Images are not part of the copy; transcribe all the data exactly.

------

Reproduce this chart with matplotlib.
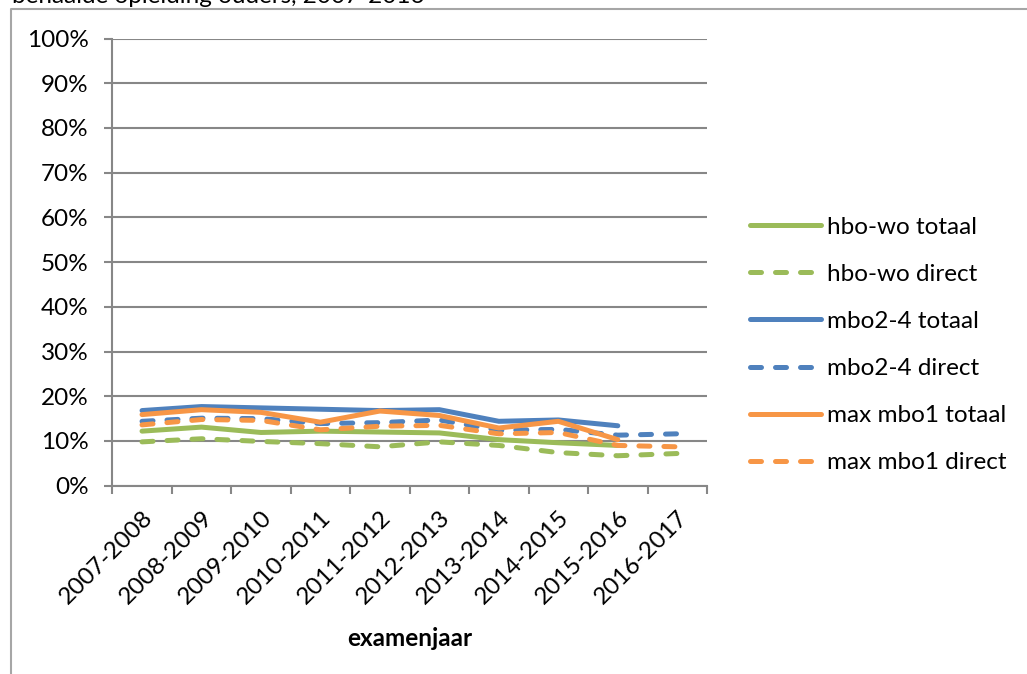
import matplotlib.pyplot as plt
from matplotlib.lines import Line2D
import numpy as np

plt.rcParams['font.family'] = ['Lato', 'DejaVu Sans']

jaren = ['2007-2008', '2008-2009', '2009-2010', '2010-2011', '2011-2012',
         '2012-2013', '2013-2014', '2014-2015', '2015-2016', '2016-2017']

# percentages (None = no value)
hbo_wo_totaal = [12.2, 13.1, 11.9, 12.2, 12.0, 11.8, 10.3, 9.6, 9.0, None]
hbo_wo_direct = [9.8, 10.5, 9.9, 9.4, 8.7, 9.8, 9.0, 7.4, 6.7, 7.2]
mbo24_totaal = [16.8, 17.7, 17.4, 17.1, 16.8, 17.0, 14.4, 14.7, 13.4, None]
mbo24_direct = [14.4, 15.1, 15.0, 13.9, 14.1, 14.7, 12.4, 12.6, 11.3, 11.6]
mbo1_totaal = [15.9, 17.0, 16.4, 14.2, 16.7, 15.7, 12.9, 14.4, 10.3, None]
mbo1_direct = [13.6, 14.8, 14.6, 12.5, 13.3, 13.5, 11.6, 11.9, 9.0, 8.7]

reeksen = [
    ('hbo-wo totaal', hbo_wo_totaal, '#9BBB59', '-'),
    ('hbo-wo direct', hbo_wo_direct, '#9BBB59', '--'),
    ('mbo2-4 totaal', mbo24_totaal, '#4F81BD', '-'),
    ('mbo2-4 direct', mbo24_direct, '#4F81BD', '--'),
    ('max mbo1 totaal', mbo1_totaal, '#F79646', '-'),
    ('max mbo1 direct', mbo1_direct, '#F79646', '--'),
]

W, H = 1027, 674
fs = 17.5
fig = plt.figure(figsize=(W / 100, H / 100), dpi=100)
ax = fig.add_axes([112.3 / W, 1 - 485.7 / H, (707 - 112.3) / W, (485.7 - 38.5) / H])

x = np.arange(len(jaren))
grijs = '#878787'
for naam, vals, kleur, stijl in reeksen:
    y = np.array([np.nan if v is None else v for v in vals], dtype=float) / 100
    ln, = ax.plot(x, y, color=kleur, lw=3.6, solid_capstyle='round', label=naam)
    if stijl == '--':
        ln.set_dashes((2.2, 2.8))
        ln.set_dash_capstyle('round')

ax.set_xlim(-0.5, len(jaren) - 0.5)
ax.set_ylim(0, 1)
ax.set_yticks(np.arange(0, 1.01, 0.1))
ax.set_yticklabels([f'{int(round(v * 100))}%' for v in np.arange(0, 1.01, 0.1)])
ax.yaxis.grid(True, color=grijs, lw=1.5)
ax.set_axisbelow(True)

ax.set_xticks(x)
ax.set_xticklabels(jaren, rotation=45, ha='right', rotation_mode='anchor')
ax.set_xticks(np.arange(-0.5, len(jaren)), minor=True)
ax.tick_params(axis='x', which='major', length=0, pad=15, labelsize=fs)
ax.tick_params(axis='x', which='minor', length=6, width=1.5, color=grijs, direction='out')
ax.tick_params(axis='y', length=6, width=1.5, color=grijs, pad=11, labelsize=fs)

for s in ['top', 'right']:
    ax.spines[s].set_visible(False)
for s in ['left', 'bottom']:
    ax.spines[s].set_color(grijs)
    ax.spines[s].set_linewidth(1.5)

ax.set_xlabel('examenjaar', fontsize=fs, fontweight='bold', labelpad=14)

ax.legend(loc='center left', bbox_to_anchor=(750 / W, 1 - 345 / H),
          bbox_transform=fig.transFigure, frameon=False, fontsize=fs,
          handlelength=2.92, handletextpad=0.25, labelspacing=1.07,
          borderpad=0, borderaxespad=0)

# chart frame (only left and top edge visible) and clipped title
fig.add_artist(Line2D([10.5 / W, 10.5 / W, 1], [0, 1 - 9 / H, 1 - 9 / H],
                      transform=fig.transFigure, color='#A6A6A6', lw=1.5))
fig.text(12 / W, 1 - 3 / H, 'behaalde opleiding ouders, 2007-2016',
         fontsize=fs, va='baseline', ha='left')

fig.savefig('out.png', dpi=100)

------

Final result:
Reproduce this chart with matplotlib.
import matplotlib.pyplot as plt
from matplotlib.lines import Line2D
import numpy as np

plt.rcParams['font.family'] = ['Lato', 'DejaVu Sans']

jaren = ['2007-2008', '2008-2009', '2009-2010', '2010-2011', '2011-2012',
         '2012-2013', '2013-2014', '2014-2015', '2015-2016', '2016-2017']

# percentages (None = no value)
hbo_wo_totaal = [12.2, 13.1, 11.9, 12.2, 12.0, 11.8, 10.3, 9.6, 9.0, None]
hbo_wo_direct = [9.8, 10.5, 9.9, 9.4, 8.7, 9.8, 9.0, 7.4, 6.7, 7.2]
mbo24_totaal = [16.8, 17.7, 17.4, 17.1, 16.8, 17.0, 14.4, 14.7, 13.4, None]
mbo24_direct = [14.4, 15.1, 15.0, 13.9, 14.1, 14.7, 12.4, 12.6, 11.3, 11.6]
mbo1_totaal = [15.9, 17.0, 16.4, 14.2, 16.7, 15.7, 12.9, 14.4, 10.3, None]
mbo1_direct = [13.6, 14.8, 14.6, 12.5, 13.3, 13.5, 11.6, 11.9, 9.0, 8.7]

reeksen = [
    ('hbo-wo totaal', hbo_wo_totaal, '#9BBB59', '-'),
    ('hbo-wo direct', hbo_wo_direct, '#9BBB59', '--'),
    ('mbo2-4 totaal', mbo24_totaal, '#4F81BD', '-'),
    ('mbo2-4 direct', mbo24_direct, '#4F81BD', '--'),
    ('max mbo1 totaal', mbo1_totaal, '#F79646', '-'),
    ('max mbo1 direct', mbo1_direct, '#F79646', '--'),
]

W, H = 1027, 674
fs = 17.5
fig = plt.figure(figsize=(W / 100, H / 100), dpi=100)
ax = fig.add_axes([112.3 / W, 1 - 485.7 / H, (707 - 112.3) / W, (485.7 - 38.5) / H])

x = np.arange(len(jaren))
grijs = '#878787'
for naam, vals, kleur, stijl in reeksen:
    y = np.array([np.nan if v is None else v for v in vals], dtype=float) / 100
    ln, = ax.plot(x, y, color=kleur, lw=3.6, solid_capstyle='round', label=naam)
    if stijl == '--':
        ln.set_dashes((2.2, 2.8))
        ln.set_dash_capstyle('round')

ax.set_xlim(-0.5, len(jaren) - 0.5)
ax.set_ylim(0, 1)
ax.set_yticks(np.arange(0, 1.01, 0.1))
ax.set_yticklabels([f'{int(round(v * 100))}%' for v in np.arange(0, 1.01, 0.1)])
ax.yaxis.grid(True, color=grijs, lw=1.5)
ax.set_axisbelow(True)

ax.set_xticks(x)
ax.set_xticklabels(jaren, rotation=45, ha='right', rotation_mode='anchor')
ax.set_xticks(np.arange(-0.5, len(jaren)), minor=True)
ax.tick_params(axis='x', which='major', length=0, pad=15, labelsize=fs)
ax.tick_params(axis='x', which='minor', length=6, width=1.5, color=grijs, direction='out')
ax.tick_params(axis='y', length=6, width=1.5, color=grijs, pad=11, labelsize=fs)

for s in ['top', 'right']:
    ax.spines[s].set_visible(False)
for s in ['left', 'bottom']:
    ax.spines[s].set_color(grijs)
    ax.spines[s].set_linewidth(1.5)

ax.set_xlabel('examenjaar', fontsize=fs, fontweight='bold', labelpad=14)

ax.legend(loc='center left', bbox_to_anchor=(750 / W, 1 - 345 / H),
          bbox_transform=fig.transFigure, frameon=False, fontsize=fs,
          handlelength=2.92, handletextpad=0.25, labelspacing=1.07,
          borderpad=0, borderaxespad=0)

# chart frame (only left and top edge visible) and clipped title
fig.add_artist(Line2D([10.5 / W, 10.5 / W, 1], [0, 1 - 9 / H, 1 - 9 / H],
                      transform=fig.transFigure, color='#A6A6A6', lw=1.5))
fig.text(12 / W, 1 - 3 / H, 'behaalde opleiding ouders, 2007-2016',
         fontsize=fs, va='baseline', ha='left')

fig.savefig('out.png', dpi=100)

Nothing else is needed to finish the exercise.